I finally got around to trying a different rice cooking technique and I'm immediately converted. It's actually a little annoying I've spent 33 years of my life without knowing much about it, let alone how to cook it.

Tah Dig is slow-steamed, with a salty, buttery top layer of crunchy, chewy, golden rice.

  • Basmati rice
  • Salt
  • Flavourless oil
  • Butter
  • Herbs (optional)

Start by rinsing the rice in lots of cold water to wash out the milky starch. After three or four washes the water will run clear. Next, leave to soak in more cold water. The more time you soak, the fluffier the rice will be, but 2-3 hours minimum.

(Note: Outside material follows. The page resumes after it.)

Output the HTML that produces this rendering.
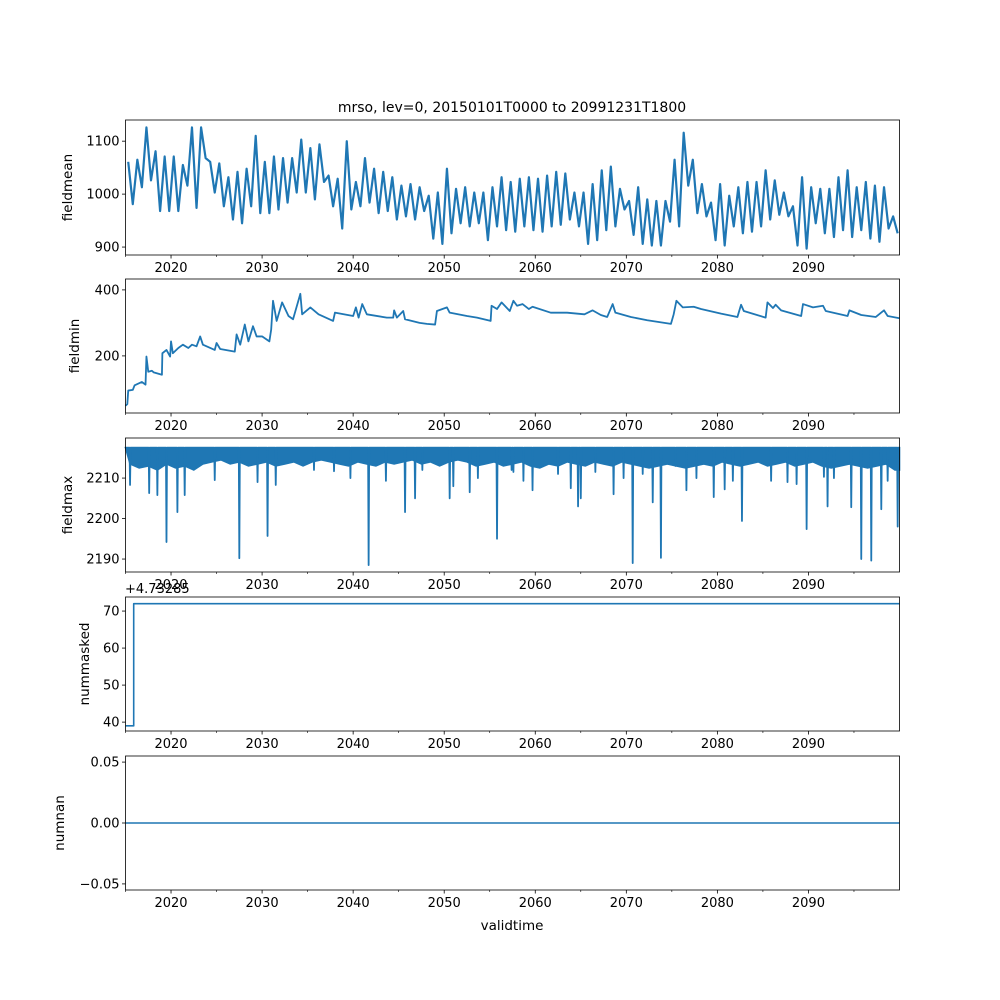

Drain (don't rinse), and boil for 5-6 minutes in salted water. For even more deliciousness, add finely chopped herbs like coriander, mint, parsley and fennel fronds to the boiling rice. The rice should be almost cooked, but still left with a little bite to it. Drain.

Now for the steaming. If you have a non-stick saucepan, use that. If not, line the saucepan with greaseproof paper, base and sides. It's easier to line if you scrunch up the paper then flatten again before trying to get it into the pan.

Add 2-3 tablespoons of oil and a generous amount of butter and let it melt and coat the bottom of the pan (or paper), then sprinkle in the par-cooked rice, with added flakey sea salt in between the layers.

Turn the heat up and put a tight-fitting lid on. Keep on a high heat for a couple of minutes to get the pan nice and hot then turn it down to its lowest temperature. Leave to steam for 20 to 30 minutes.

The steaming time can vary massively, but what you're looking for are huge fluffy grains of rice on the top and a golden yellow layer of chewy rice on the bottom. It's worth checking every five minutes or so. This is made easier if you use paper to line the pan: You can lift the rice out by the edges of the paper to check the bottom without disturbing it too much.

When it's done, turn it out onto a plate like an upside-down cake and serve.

I learned this technique from Sabrina Ghayour's brilliant book 'Persiana'.